>> start

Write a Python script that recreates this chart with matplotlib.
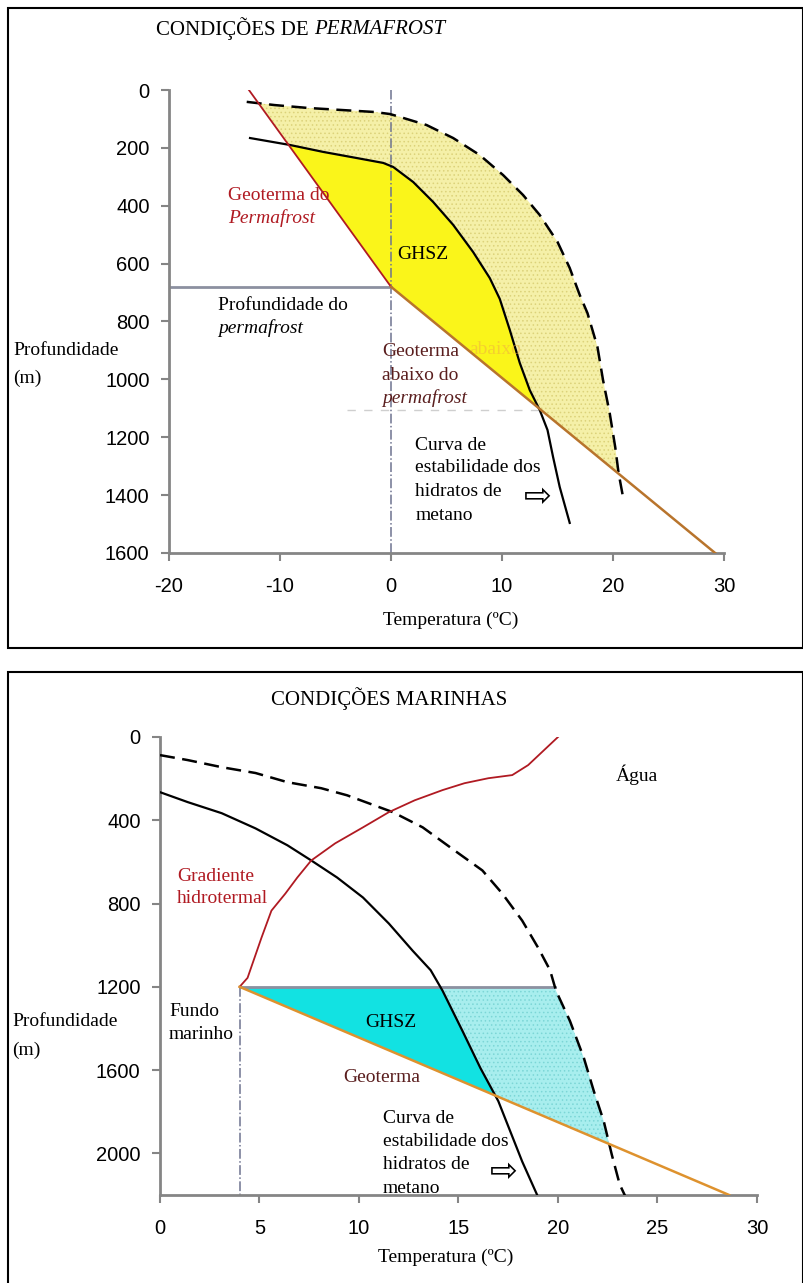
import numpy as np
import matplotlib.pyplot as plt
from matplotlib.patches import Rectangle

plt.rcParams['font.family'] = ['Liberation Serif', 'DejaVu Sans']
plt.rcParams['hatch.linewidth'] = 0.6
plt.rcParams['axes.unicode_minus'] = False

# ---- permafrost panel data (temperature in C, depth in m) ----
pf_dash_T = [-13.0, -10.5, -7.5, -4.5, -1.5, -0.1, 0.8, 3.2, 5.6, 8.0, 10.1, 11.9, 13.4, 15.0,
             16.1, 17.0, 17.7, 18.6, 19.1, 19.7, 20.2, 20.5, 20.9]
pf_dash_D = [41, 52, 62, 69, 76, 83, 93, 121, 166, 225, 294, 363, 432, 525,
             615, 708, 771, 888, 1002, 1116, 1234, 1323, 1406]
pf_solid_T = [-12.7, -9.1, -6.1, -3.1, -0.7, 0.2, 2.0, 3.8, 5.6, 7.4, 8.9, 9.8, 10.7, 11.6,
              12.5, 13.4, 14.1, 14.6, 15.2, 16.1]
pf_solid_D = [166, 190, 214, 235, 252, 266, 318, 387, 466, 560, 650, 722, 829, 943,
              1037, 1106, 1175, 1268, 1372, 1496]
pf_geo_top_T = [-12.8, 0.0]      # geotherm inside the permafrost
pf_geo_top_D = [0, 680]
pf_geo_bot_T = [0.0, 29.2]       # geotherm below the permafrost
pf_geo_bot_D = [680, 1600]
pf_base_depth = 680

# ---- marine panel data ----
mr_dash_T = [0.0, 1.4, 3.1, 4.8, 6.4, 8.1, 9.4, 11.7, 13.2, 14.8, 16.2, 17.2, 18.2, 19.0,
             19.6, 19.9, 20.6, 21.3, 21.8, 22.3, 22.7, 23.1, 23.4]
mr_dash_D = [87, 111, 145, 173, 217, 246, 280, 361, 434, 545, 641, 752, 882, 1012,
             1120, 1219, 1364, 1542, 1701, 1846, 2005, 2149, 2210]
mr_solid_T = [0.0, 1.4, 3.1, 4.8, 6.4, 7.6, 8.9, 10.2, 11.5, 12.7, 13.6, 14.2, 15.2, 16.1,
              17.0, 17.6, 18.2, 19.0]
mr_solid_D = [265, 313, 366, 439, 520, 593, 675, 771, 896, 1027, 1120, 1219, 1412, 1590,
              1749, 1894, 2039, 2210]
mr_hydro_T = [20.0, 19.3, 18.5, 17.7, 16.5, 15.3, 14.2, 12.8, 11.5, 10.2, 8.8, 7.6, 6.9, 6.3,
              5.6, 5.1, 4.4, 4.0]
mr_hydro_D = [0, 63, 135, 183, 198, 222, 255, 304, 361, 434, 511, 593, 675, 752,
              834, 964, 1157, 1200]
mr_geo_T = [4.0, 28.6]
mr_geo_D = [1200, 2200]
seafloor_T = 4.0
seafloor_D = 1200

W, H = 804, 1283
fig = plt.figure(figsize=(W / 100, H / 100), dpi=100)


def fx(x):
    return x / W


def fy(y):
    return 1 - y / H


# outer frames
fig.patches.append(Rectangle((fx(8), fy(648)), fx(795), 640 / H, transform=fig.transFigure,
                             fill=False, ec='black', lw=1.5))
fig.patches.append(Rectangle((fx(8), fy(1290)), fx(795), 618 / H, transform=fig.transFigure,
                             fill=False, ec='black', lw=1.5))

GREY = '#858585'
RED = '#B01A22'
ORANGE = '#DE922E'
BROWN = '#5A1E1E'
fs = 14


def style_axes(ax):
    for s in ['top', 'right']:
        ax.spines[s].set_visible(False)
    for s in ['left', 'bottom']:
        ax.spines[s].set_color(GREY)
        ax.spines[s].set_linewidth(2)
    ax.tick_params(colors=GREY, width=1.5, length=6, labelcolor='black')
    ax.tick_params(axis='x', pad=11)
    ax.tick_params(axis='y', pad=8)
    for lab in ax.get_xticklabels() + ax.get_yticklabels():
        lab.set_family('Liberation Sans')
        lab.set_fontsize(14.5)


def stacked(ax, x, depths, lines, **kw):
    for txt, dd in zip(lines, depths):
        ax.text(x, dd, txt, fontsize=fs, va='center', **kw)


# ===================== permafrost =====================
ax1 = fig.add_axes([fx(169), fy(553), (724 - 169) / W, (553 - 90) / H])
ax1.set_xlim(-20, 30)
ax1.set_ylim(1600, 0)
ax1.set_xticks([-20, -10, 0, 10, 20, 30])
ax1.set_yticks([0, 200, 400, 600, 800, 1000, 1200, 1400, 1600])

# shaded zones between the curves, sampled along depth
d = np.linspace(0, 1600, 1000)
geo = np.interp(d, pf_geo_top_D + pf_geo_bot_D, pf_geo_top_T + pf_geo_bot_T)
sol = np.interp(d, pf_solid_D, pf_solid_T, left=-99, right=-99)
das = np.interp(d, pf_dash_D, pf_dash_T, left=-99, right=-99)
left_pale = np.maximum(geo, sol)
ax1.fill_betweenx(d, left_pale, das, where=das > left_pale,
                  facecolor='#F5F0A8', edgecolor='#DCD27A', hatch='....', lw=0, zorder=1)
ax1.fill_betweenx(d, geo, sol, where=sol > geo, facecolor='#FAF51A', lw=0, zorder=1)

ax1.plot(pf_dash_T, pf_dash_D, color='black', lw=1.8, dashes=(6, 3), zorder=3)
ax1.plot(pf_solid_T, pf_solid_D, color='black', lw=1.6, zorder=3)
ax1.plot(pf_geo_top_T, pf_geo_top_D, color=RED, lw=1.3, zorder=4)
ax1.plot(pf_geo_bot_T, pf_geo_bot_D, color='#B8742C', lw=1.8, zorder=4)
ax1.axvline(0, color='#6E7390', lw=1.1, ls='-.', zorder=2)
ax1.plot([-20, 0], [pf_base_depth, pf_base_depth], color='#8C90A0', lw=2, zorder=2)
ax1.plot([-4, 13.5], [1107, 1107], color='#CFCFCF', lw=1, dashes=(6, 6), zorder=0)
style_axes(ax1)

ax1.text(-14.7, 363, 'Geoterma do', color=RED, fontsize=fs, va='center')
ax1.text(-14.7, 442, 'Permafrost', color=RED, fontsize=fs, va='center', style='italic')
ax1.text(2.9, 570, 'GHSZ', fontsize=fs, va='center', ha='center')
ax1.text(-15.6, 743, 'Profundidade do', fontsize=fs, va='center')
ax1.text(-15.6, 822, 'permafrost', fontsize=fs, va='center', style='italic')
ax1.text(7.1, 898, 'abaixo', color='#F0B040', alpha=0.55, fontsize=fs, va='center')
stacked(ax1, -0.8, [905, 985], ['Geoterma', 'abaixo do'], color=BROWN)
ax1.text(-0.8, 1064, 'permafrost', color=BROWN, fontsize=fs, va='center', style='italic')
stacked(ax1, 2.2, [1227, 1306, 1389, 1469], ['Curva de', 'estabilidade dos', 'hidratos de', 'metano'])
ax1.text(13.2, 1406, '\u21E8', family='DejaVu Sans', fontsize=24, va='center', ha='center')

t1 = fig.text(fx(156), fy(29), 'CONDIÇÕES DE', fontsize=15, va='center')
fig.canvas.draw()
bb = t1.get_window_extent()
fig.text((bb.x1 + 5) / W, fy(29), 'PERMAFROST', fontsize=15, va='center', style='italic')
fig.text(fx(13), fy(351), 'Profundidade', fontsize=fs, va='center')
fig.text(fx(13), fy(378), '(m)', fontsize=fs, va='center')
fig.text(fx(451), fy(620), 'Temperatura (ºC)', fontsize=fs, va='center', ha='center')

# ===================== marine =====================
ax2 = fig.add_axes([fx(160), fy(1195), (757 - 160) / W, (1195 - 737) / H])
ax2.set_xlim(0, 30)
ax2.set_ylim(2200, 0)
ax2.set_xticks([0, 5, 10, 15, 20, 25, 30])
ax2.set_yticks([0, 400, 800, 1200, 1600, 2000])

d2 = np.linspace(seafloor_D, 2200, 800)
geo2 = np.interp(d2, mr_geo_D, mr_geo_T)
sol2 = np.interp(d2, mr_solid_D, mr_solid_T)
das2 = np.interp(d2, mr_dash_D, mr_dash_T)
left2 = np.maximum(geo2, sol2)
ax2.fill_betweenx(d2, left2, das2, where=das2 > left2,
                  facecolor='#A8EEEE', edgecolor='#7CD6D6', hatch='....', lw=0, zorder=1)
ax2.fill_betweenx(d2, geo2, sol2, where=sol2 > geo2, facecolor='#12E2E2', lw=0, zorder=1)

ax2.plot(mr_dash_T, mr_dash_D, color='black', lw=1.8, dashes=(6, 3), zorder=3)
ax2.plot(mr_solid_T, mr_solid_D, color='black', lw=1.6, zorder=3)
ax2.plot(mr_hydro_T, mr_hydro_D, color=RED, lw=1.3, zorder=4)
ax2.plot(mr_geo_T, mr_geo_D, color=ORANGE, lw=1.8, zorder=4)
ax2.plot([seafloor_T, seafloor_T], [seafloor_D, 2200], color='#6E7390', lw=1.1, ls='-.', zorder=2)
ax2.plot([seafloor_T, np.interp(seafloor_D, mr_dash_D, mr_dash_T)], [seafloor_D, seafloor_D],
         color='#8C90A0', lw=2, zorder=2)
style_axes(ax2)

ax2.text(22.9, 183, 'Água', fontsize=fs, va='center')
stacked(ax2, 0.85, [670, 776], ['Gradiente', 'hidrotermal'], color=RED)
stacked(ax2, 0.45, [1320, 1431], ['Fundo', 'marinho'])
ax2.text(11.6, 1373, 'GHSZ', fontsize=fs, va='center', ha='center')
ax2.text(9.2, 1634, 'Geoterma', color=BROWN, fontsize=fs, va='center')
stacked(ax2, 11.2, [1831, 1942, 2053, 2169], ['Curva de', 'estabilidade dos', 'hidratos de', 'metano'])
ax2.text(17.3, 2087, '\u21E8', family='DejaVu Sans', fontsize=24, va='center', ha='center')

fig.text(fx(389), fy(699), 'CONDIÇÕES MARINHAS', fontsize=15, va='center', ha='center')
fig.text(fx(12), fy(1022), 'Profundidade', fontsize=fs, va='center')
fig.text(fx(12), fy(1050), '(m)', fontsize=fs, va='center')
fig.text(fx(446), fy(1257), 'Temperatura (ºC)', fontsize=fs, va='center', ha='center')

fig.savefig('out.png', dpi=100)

>> end

» Exercise instructions:
Output exactly the span of lines from the top of the listing through the line holding "plt.rcParams['axes.unicode_minus'] = False", and leave every picture out.

» Exercise answer:
Write a Python script that recreates this chart with matplotlib.
import numpy as np
import matplotlib.pyplot as plt
from matplotlib.patches import Rectangle

plt.rcParams['font.family'] = ['Liberation Serif', 'DejaVu Sans']
plt.rcParams['hatch.linewidth'] = 0.6
plt.rcParams['axes.unicode_minus'] = False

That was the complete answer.